◆ Given data ◆

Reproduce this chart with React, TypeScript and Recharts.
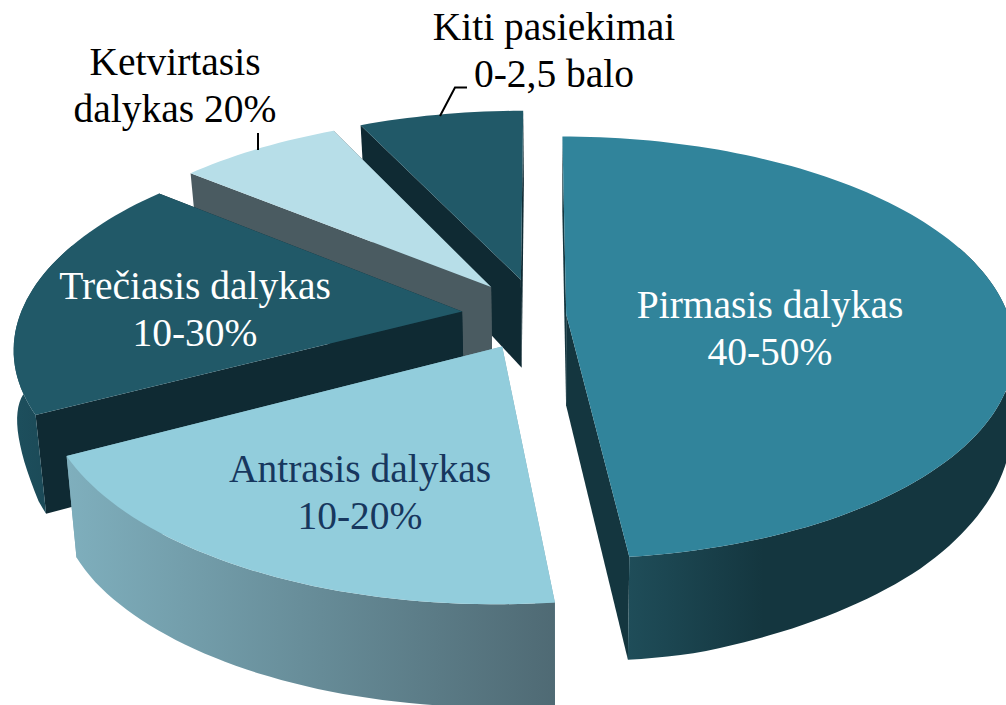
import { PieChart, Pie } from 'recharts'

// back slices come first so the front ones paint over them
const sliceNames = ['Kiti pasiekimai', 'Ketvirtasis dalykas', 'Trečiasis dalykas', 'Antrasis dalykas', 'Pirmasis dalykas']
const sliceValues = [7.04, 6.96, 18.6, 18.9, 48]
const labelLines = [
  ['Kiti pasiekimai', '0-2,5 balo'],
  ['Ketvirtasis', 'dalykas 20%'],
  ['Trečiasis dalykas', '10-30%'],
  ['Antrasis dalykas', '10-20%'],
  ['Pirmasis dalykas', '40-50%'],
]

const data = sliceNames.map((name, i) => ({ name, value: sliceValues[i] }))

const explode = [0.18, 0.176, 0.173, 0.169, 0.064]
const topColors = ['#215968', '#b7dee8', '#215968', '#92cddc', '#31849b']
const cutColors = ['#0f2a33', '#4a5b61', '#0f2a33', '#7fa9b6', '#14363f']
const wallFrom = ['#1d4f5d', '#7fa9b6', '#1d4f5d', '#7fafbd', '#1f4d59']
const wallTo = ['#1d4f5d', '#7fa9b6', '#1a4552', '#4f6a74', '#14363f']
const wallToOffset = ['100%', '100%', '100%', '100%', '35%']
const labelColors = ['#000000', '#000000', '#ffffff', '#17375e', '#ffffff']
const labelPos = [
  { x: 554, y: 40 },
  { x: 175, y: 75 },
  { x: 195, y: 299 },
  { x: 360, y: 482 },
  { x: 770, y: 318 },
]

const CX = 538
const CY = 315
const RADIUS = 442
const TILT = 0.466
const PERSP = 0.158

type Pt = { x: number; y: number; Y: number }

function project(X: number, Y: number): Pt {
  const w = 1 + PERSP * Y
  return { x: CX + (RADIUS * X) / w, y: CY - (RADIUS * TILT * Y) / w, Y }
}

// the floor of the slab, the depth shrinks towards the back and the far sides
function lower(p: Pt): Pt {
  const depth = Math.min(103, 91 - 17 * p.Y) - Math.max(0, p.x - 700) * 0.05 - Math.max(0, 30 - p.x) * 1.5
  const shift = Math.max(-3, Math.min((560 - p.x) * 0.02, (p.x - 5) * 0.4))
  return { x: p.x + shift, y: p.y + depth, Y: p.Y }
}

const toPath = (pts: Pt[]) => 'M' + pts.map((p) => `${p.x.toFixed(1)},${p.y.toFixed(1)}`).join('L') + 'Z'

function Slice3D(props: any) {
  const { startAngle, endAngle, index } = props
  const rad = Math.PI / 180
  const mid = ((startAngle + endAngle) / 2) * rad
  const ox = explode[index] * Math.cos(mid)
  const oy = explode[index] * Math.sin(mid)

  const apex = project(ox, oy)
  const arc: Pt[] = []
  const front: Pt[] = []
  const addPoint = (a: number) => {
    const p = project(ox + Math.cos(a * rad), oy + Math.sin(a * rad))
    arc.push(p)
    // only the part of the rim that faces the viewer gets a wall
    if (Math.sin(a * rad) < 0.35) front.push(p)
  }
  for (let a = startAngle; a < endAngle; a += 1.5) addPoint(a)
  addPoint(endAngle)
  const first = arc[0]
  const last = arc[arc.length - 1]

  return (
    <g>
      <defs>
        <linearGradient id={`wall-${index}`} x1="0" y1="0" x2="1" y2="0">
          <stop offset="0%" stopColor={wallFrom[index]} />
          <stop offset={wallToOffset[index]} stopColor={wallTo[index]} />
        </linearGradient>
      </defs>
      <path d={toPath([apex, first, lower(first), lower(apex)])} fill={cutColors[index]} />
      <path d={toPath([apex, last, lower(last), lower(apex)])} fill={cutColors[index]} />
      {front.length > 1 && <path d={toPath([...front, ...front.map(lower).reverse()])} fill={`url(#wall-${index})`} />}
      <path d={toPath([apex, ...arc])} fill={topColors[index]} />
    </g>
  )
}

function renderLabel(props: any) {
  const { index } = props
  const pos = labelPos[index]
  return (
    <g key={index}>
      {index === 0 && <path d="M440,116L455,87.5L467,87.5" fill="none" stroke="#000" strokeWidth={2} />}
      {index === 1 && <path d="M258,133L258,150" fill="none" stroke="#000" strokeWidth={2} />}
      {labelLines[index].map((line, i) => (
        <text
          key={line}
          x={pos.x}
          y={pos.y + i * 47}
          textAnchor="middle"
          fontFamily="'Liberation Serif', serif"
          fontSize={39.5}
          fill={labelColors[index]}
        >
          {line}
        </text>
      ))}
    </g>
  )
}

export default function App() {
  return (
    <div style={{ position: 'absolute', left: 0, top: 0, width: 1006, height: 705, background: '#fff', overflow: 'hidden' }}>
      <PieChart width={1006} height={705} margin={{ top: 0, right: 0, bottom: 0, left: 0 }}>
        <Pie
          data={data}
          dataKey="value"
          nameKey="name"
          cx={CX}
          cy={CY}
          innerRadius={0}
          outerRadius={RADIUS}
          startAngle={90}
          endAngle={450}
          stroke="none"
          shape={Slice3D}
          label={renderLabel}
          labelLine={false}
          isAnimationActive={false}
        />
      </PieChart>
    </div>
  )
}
--
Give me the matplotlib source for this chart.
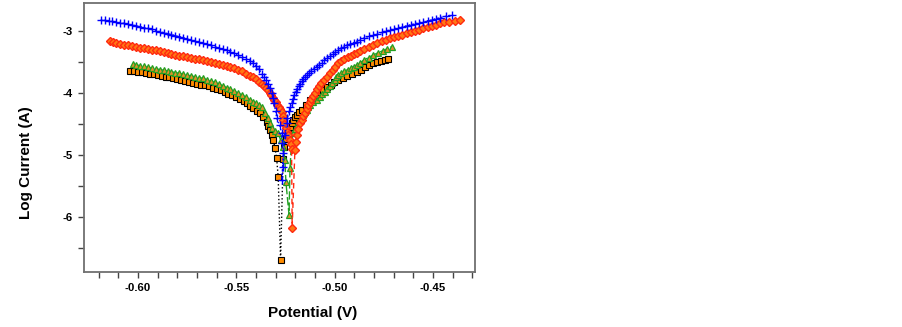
==
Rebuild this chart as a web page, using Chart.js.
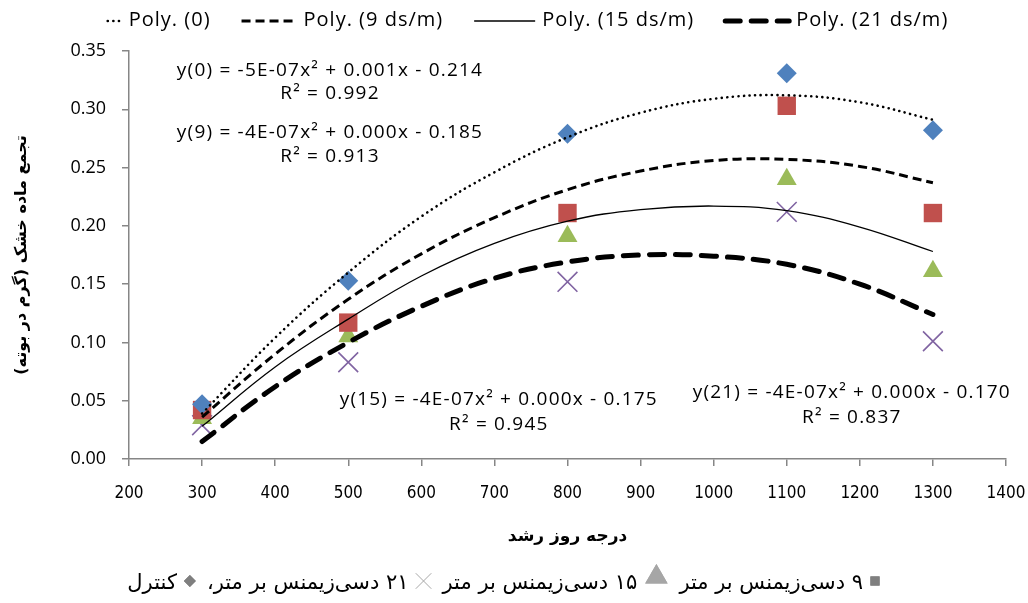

◆ Aim ◆
Work out how many lines of the data above contain the string "this" and give the number alone.

◆ Right answer ◆
3